Directive: Set the data down again, exactly as it reads, but without the pictures.

Collected material:
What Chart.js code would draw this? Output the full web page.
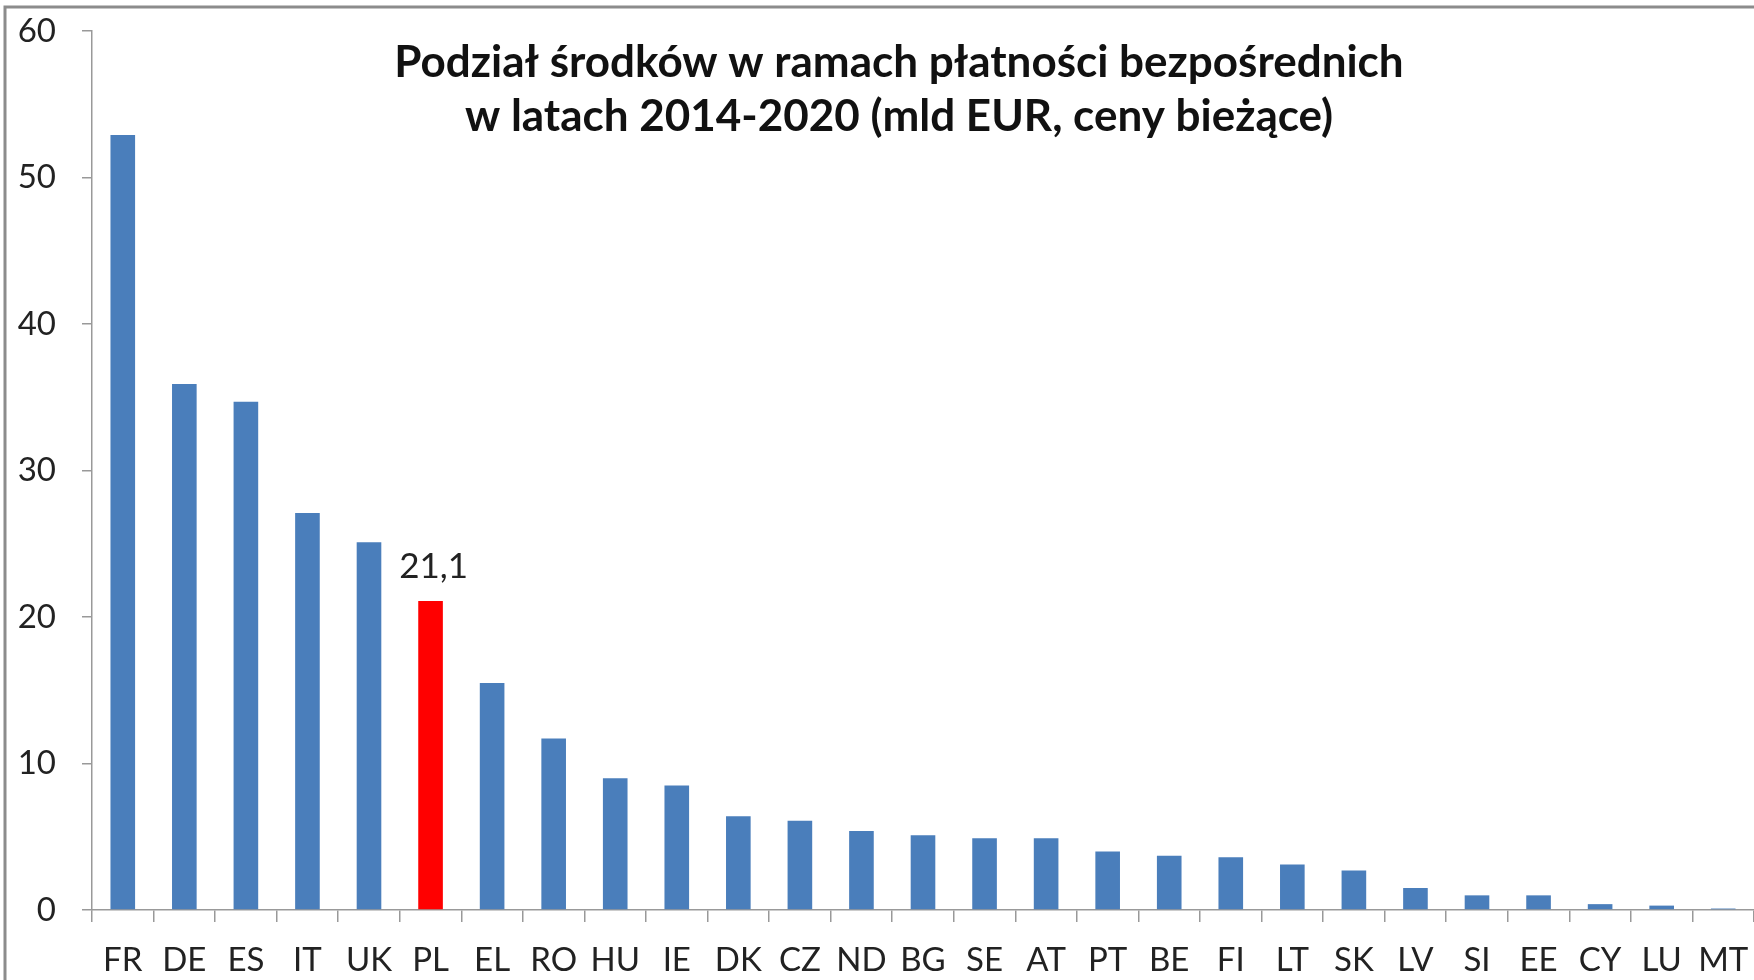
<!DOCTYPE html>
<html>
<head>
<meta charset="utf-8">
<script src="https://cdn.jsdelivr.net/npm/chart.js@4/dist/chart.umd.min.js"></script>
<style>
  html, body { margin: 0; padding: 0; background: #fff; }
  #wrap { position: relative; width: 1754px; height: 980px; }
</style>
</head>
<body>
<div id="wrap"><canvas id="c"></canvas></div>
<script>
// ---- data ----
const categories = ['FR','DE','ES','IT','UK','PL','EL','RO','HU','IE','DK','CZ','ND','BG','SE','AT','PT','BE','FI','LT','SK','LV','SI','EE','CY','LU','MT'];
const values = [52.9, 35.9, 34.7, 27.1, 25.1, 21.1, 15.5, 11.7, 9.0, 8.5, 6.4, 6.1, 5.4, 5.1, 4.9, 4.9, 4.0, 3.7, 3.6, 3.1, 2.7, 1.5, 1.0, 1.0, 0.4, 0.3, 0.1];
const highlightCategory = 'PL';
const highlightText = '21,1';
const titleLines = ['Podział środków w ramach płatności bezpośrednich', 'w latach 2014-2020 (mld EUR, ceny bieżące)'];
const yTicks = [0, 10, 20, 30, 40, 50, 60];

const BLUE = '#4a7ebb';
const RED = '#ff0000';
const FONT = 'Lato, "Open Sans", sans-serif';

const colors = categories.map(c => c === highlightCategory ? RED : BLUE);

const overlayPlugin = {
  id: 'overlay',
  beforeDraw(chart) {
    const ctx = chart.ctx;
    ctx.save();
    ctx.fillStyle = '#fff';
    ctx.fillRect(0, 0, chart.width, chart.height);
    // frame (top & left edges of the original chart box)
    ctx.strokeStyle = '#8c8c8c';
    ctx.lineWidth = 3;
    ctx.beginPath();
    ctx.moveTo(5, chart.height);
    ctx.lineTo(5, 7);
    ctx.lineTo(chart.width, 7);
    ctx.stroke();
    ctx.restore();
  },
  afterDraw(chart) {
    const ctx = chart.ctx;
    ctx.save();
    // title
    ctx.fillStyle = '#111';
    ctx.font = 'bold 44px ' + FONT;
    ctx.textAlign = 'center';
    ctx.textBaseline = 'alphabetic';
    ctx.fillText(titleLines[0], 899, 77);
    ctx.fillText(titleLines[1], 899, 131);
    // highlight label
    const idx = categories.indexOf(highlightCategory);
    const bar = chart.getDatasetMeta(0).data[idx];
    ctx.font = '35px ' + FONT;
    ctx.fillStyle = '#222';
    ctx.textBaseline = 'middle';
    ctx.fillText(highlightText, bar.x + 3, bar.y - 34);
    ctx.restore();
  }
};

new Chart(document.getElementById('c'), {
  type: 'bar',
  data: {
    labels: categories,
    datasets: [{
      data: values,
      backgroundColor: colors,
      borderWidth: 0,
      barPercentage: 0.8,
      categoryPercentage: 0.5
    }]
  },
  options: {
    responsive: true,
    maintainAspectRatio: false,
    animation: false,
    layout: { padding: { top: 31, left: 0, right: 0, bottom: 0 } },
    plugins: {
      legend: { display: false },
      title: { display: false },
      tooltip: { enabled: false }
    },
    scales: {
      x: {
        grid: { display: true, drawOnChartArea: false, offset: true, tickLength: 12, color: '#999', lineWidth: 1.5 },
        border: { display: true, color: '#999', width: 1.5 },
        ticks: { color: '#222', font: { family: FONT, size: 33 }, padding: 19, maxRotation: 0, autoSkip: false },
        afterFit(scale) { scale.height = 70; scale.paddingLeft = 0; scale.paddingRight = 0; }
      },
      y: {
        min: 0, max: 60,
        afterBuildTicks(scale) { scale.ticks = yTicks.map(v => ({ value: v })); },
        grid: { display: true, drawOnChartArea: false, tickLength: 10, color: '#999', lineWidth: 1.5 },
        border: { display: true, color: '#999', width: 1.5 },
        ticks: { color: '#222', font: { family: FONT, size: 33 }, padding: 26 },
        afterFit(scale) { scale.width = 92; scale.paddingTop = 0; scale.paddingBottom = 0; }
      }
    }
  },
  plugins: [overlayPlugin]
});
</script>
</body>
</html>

Output for this task:
What Chart.js code would draw this? Output the full web page.
<!DOCTYPE html>
<html>
<head>
<meta charset="utf-8">
<script src="https://cdn.jsdelivr.net/npm/chart.js@4/dist/chart.umd.min.js"></script>
<style>
  html, body { margin: 0; padding: 0; background: #fff; }
  #wrap { position: relative; width: 1754px; height: 980px; }
</style>
</head>
<body>
<div id="wrap"><canvas id="c"></canvas></div>
<script>
// ---- data ----
const categories = ['FR','DE','ES','IT','UK','PL','EL','RO','HU','IE','DK','CZ','ND','BG','SE','AT','PT','BE','FI','LT','SK','LV','SI','EE','CY','LU','MT'];
const values = [52.9, 35.9, 34.7, 27.1, 25.1, 21.1, 15.5, 11.7, 9.0, 8.5, 6.4, 6.1, 5.4, 5.1, 4.9, 4.9, 4.0, 3.7, 3.6, 3.1, 2.7, 1.5, 1.0, 1.0, 0.4, 0.3, 0.1];
const highlightCategory = 'PL';
const highlightText = '21,1';
const titleLines = ['Podział środków w ramach płatności bezpośrednich', 'w latach 2014-2020 (mld EUR, ceny bieżące)'];
const yTicks = [0, 10, 20, 30, 40, 50, 60];

const BLUE = '#4a7ebb';
const RED = '#ff0000';
const FONT = 'Lato, "Open Sans", sans-serif';

const colors = categories.map(c => c === highlightCategory ? RED : BLUE);

const overlayPlugin = {
  id: 'overlay',
  beforeDraw(chart) {
    const ctx = chart.ctx;
    ctx.save();
    ctx.fillStyle = '#fff';
    ctx.fillRect(0, 0, chart.width, chart.height);
    // frame (top & left edges of the original chart box)
    ctx.strokeStyle = '#8c8c8c';
    ctx.lineWidth = 3;
    ctx.beginPath();
    ctx.moveTo(5, chart.height);
    ctx.lineTo(5, 7);
    ctx.lineTo(chart.width, 7);
    ctx.stroke();
    ctx.restore();
  },
  afterDraw(chart) {
    const ctx = chart.ctx;
    ctx.save();
    // title
    ctx.fillStyle = '#111';
    ctx.font = 'bold 44px ' + FONT;
    ctx.textAlign = 'center';
    ctx.textBaseline = 'alphabetic';
    ctx.fillText(titleLines[0], 899, 77);
    ctx.fillText(titleLines[1], 899, 131);
    // highlight label
    const idx = categories.indexOf(highlightCategory);
    const bar = chart.getDatasetMeta(0).data[idx];
    ctx.font = '35px ' + FONT;
    ctx.fillStyle = '#222';
    ctx.textBaseline = 'middle';
    ctx.fillText(highlightText, bar.x + 3, bar.y - 34);
    ctx.restore();
  }
};

new Chart(document.getElementById('c'), {
  type: 'bar',
  data: {
    labels: categories,
    datasets: [{
      data: values,
      backgroundColor: colors,
      borderWidth: 0,
      barPercentage: 0.8,
      categoryPercentage: 0.5
    }]
  },
  options: {
    responsive: true,
    maintainAspectRatio: false,
    animation: false,
    layout: { padding: { top: 31, left: 0, right: 0, bottom: 0 } },
    plugins: {
      legend: { display: false },
      title: { display: false },
      tooltip: { enabled: false }
    },
    scales: {
      x: {
        grid: { display: true, drawOnChartArea: false, offset: true, tickLength: 12, color: '#999', lineWidth: 1.5 },
        border: { display: true, color: '#999', width: 1.5 },
        ticks: { color: '#222', font: { family: FONT, size: 33 }, padding: 19, maxRotation: 0, autoSkip: false },
        afterFit(scale) { scale.height = 70; scale.paddingLeft = 0; scale.paddingRight = 0; }
      },
      y: {
        min: 0, max: 60,
        afterBuildTicks(scale) { scale.ticks = yTicks.map(v => ({ value: v })); },
        grid: { display: true, drawOnChartArea: false, tickLength: 10, color: '#999', lineWidth: 1.5 },
        border: { display: true, color: '#999', width: 1.5 },
        ticks: { color: '#222', font: { family: FONT, size: 33 }, padding: 26 },
        afterFit(scale) { scale.width = 92; scale.paddingTop = 0; scale.paddingBottom = 0; }
      }
    }
  },
  plugins: [overlayPlugin]
});
</script>
</body>
</html>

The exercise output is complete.